First, and perhaps not surprisingly, even as his casinos languished, Trump certainly did well for himself. He has bragged that “Atlantic City fueled a lot of growth for me” and that “[t]he money I took out of there was incredible.”
Based on securities and court filings, I found that from 2001 to 2005, he earned at least $16 million from the casinos, or $3.2 million per year. This included a base salary of $1.5 million per year as CEO and chairman of Trump Hotels and Casino Resorts until 2004, when the casinos commenced their second bankruptcy. Although he lost his position as CEO, he remained chair of the board and agreed to make promotional appearances for the casinos. For doing so, he got a raise—to $2 million.
This means that, according to one report, Trump earned about six times the average base pay of U.S. casino executives. According to CCC data, it also means that Trump received about 120 times the $26,000/year employees at his casinos earned on average.

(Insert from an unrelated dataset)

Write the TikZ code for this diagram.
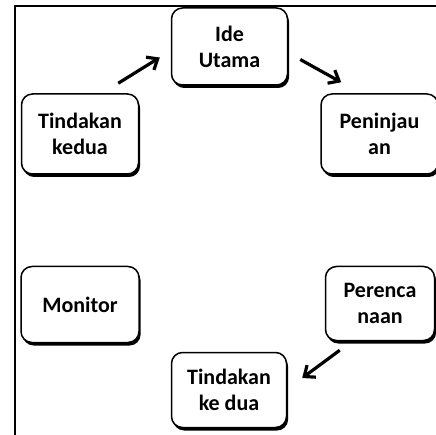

Second, Trump did not get rich in Atlantic City because the casinos were profitable in this period. Instead, his wealth came in part from causing the casinos to borrow heavily and then slashing that debt in Chapter 11 bankruptcy.
Trump himself admitted that he “used the Chapter 11 bankruptcy laws of our country in four instances, much as many of our country’s elite business people do.”
Trump has failed to acknowledge, however, that no major business in America has gone through bankruptcy as often as his casinos. According to the LoPucki-UCLA Bankruptcy Research Database, only a few large companies have used Chapter 11 more than twice. Among large businesses, only the Trump casinos went through the process four times (three while under his ownership or control).
Trump has justified his casinos’ repeated use of bankruptcy as “an effective and commonly used practice … to restructure a business and ultimately save jobs.” While this is one reason Congress created Chapter 11, the evidence shows that Trump somehow twisted the process to benefit himself, even as the casinos continued to hemorrhage jobs and lose money.
Third, Trump’s claims about job creation are unusually important. Presidential candidates often make improbable claims, and Trump is no exception. Voters may dismiss such claims as electoral exaggerations, and so neither expect them to be honored nor worry about their breach.
Jobs are different. His promise to improve the plight of workers who have lost jobs to foreign competitors is both powerful and plausible. A recent Gallup Poll shows that members of both major political parties consider jobs and economic security two of the top three most important issues in the election. Trump has forcefully articulated a vital issue that “traditional” candidates from both parties have struggled to address.
At the same time, Trump’s ability to solve the problem is, at face value, plausible. He has run many businesses and certainly could have “created” many jobs (I put to one side the difficult question whether any individual can take credit for “creating” jobs). Unlike building a border wall at Mexico’s expense, this might seem like something Trump could actually do as president.
The data from the Casino Control Commission are a red flag, warning that he probably can’t—because he hasn’t. Those data show the performance of Trump and his competitors in a substantially similar line of business (gaming), in the same place (Atlantic City), in the same time period (1997-2010), subject to the same threats, and across dimensions (employment and business acumen) that have become central to Trump’s presidential campaign. On average, Trump was worse than all of them.
Make America worse again?
Over the course of the campaign, Trump has tapped into a deep sense of economic anxiety among American workers.
Many believe he can be their champion because he created jobs in the past. Usually, claims like that cannot be assessed, and are dismissed as campaign puffery.
Here, however, we have hard data by which to judge the very track record on which Trump says he can “Make America Great Again.” Contrary to Trump’s claims, my study of that data indicates that he is more likely to make America worse.